INFORMATION GIVEN.
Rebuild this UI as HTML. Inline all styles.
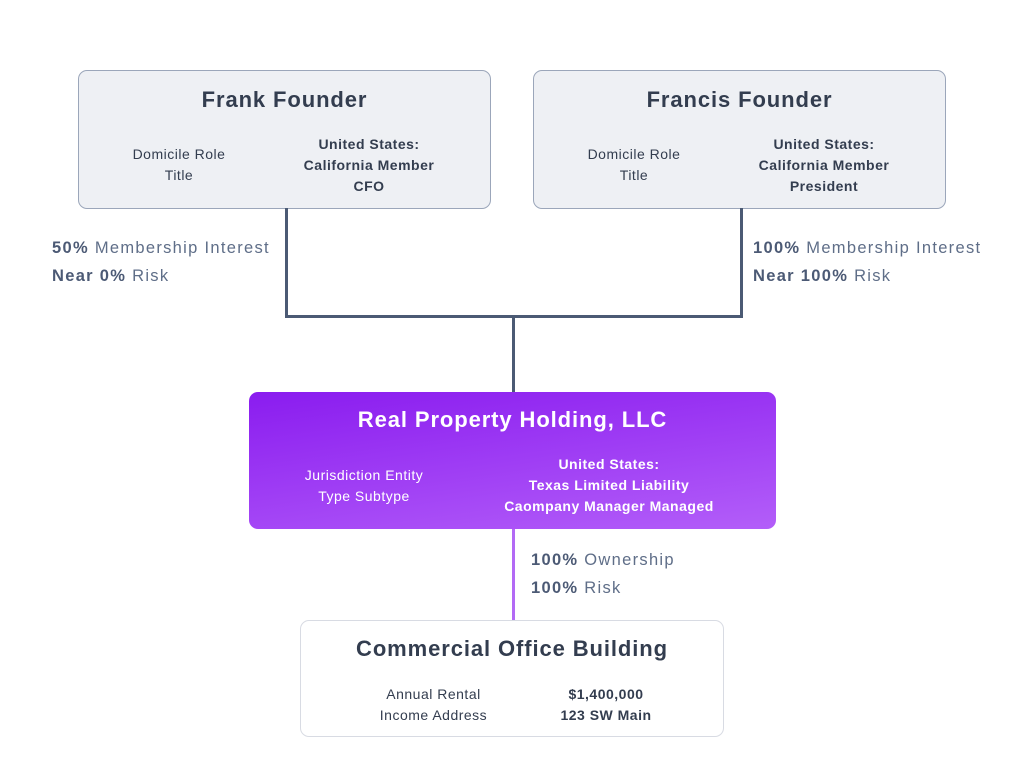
<!DOCTYPE html>
<html><head><meta charset="utf-8"><style>
*{margin:0;padding:0;box-sizing:border-box}
body{width:1024px;height:772px;background:#fff;position:relative;font-family:"Liberation Sans",sans-serif;color:#333d4f;overflow:hidden}
.a{position:absolute}
.box{position:absolute;border-radius:9px}
.gray{background:#eef0f4;border:1px solid #9ba6ba}
.t{position:absolute;left:0;right:0;text-align:center;font-weight:bold;font-size:22px;letter-spacing:0.9px}
.c{position:absolute;text-align:center;font-size:14px;line-height:21px;letter-spacing:0.5px}
.b{font-weight:bold}
.lab{position:absolute;font-size:16.5px;line-height:28px;color:#5f6e88;letter-spacing:1.3px;white-space:nowrap}
.lab b{color:#4c5a75}
.ln{position:absolute;background:#4b5a74}
</style></head><body>
<div class="box gray" style="left:78px;top:70px;width:413px;height:139px">
 <div class="t" style="top:16px">Frank Founder</div>
 <div class="c" style="left:30px;width:140px;top:73px">Domicile Role<br>Title</div>
 <div class="c b" style="left:190px;width:200px;top:63px">United States:<br>California Member<br>CFO</div>
</div>
<div class="box gray" style="left:533px;top:70px;width:413px;height:139px">
 <div class="t" style="top:16px">Francis Founder</div>
 <div class="c" style="left:30px;width:140px;top:73px">Domicile Role<br>Title</div>
 <div class="c b" style="left:190px;width:200px;top:63px">United States:<br>California Member<br>President</div>
</div>
<div class="ln" style="left:285px;top:208px;width:3px;height:110px"></div>
<div class="ln" style="left:740px;top:208px;width:3px;height:110px"></div>
<div class="ln" style="left:285px;top:315px;width:458px;height:3px"></div>
<div class="ln" style="left:512px;top:315px;width:3px;height:78px"></div>
<div class="lab" style="left:52px;top:234px"><b>50%</b> Membership Interest<br><b>Near 0%</b> Risk</div>
<div class="lab" style="left:753px;top:234px"><b>100%</b> Membership Interest<br><b>Near 100%</b> Risk</div>
<div class="box" style="left:249px;top:392px;width:527px;height:137px;background:linear-gradient(172deg,#8a1cef,#b35ef9);color:#fff">
 <div class="t" style="top:15px;color:#fff">Real Property Holding, LLC</div>
 <div class="c" style="left:30px;width:170px;top:73px">Jurisdiction Entity<br>Type Subtype</div>
 <div class="c b" style="left:220px;width:280px;top:62px">United States:<br>Texas Limited Liability<br>Caompany Manager Managed</div>
</div>
<div class="a" style="left:512px;top:529px;width:3px;height:92px;background:#b36af5"></div>
<div class="lab" style="left:531px;top:546px"><b>100%</b> Ownership<br><b>100%</b> Risk</div>
<div class="box" style="left:300px;top:620px;width:424px;height:117px;background:#fff;border:1px solid #d8dbe3">
 <div class="t" style="top:15px">Commercial Office Building</div>
 <div class="c" style="left:40px;width:185px;top:63px">Annual Rental<br>Income Address</div>
 <div class="c b" style="left:225px;width:160px;top:63px">$1,400,000<br>123 SW Main</div>
</div>
</body></html>
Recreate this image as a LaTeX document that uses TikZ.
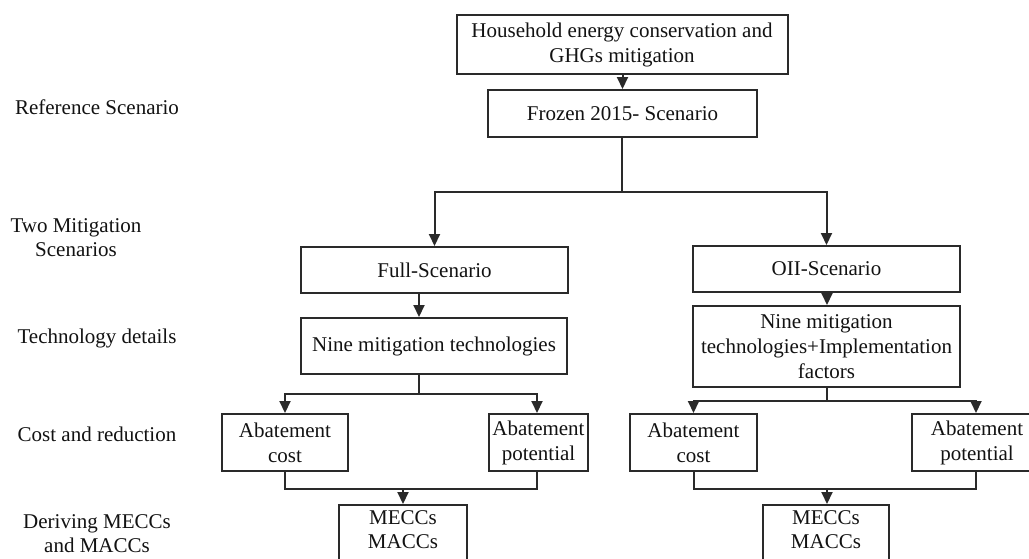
\documentclass[tikz,border=0pt]{standalone}
\usepackage{fontspec}
\setmainfont{Liberation Serif}
\usetikzlibrary{arrows.meta}
\definecolor{linec}{HTML}{2A2A2A}
\definecolor{textc}{HTML}{121212}
\begin{document}
\begin{tikzpicture}[x=1pt,y=-1pt,
  box/.style={draw=linec, line width=2pt, align=center, inner sep=0pt, text=textc,
    font=\fontsize{21}{25}\selectfont},
  lbl/.style={align=center, inner sep=0pt, text=textc, font=\fontsize{21}{23.5}\selectfont},
  conn/.style={draw=linec, line width=2pt},
  arr/.style={conn, -{Triangle[length=12pt,width=11pt]}}]
\clip (0,0) rectangle (1029,558);
\fill[white] (0,0) rectangle (1029,558);

% left labels
\node[lbl] (l1) at (97,107) {Reference Scenario};
\node[lbl] (l2) at (76,237.5) {Two Mitigation\\Scenarios};
\node[lbl] (l3) at (97,338) {Technology details};
\node[lbl] (l4) at (97,434) {Cost and reduction};
\node[lbl] (l5) at (97,533.5) {Deriving MECCs\\and MACCs};

% boxes
\node[box, minimum width=331, minimum height=59] (top) at (622,44.5) {Household energy conservation and\\GHGs mitigation};
\node[box, minimum width=269, minimum height=47] (frozen) at (622.5,113.5) {Frozen 2015- Scenario};
\node[box, minimum width=267, minimum height=46] (full) at (434.5,270) {Full-Scenario};
\node[box, minimum width=267, minimum height=46] (oii) at (826.5,269) {OII-Scenario};
\node[box, minimum width=266, minimum height=56] (nine1) at (434,346) {Nine mitigation technologies};
\node[box, minimum width=267, minimum height=81] (nine2) at (826.5,346.5) {Nine mitigation\\technologies+Implementation\\factors};
\node[box, minimum width=126, minimum height=57] (cost1) at (285,442.5) {Abatement\\cost};
\node[box, minimum width=99, minimum height=57] (pot1) at (538.5,442.5) {Abatement\\potential};
\node[box, minimum width=127, minimum height=57] (cost2) at (693.5,442.5) {Abatement\\cost};
\node[box, minimum width=130, minimum height=57] (pot2) at (977,442.5) {Abatement\\potential};
\node[box, minimum width=128, minimum height=66] (mec1) at (403,538) {};
\node[lbl, font=\fontsize{21}{24}\selectfont] (mt1) at (403,530) {MECCs\\MACCs};
\node[box, minimum width=126, minimum height=66] (mec2) at (826,538) {};
\node[lbl, font=\fontsize{21}{24}\selectfont] (mt2) at (826,530) {MECCs\\MACCs};

% junction coordinates
\coordinate (j1) at (622,192);
\coordinate (j2) at (419,394);
\coordinate (j3) at (827,400.5);
\coordinate (j4) at (403,489);
\coordinate (j5) at (827,489);

% connectors
\draw[arr] (top.south -| frozen.north) -- (frozen.north);
\draw[conn] (frozen.south -| j1) -- (j1);
\draw[arr] (j1) -| (full.north);
\draw[arr] (j1) -| (oii.north);
\draw[arr] (full.south -| j2) -- (nine1.north -| j2);
\draw[arr] (oii.south -| j3) -- (nine2.north -| j3);

\draw[conn] (nine1.south -| j2) -- (j2);
\draw[arr] (j2) -| (cost1.north);
\draw[arr] (j2) -| ([xshift=-1.5]pot1.north);
\draw[conn] (nine2.south -| j3) -- (j3);
\draw[arr] (j3) -| (cost2.north);
\draw[arr] (j3) -| ([xshift=-1]pot2.north);

\draw[conn] (cost1.south) |- (j4) -| ([xshift=-1.5]pot1.south);
\draw[arr] (j4) -- (mec1.north);
\draw[conn] (cost2.south) |- (j5) -| ([xshift=-1]pot2.south);
\draw[arr] (j5) -- (mec2.north -| j5);
\end{tikzpicture}
\end{document}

OBJECTIVE. Only the lines from the one with "Recreate this image" down to the one with "(l5) at (97,533.5)" belong in your copy, both ends included; write them out exactly and skip any pictures.

THE OUTPUT.
Recreate this image as a LaTeX document that uses TikZ.
\documentclass[tikz,border=0pt]{standalone}
\usepackage{fontspec}
\setmainfont{Liberation Serif}
\usetikzlibrary{arrows.meta}
\definecolor{linec}{HTML}{2A2A2A}
\definecolor{textc}{HTML}{121212}
\begin{document}
\begin{tikzpicture}[x=1pt,y=-1pt,
  box/.style={draw=linec, line width=2pt, align=center, inner sep=0pt, text=textc,
    font=\fontsize{21}{25}\selectfont},
  lbl/.style={align=center, inner sep=0pt, text=textc, font=\fontsize{21}{23.5}\selectfont},
  conn/.style={draw=linec, line width=2pt},
  arr/.style={conn, -{Triangle[length=12pt,width=11pt]}}]
\clip (0,0) rectangle (1029,558);
\fill[white] (0,0) rectangle (1029,558);

% left labels
\node[lbl] (l1) at (97,107) {Reference Scenario};
\node[lbl] (l2) at (76,237.5) {Two Mitigation\\Scenarios};
\node[lbl] (l3) at (97,338) {Technology details};
\node[lbl] (l4) at (97,434) {Cost and reduction};
\node[lbl] (l5) at (97,533.5) {Deriving MECCs\\and MACCs};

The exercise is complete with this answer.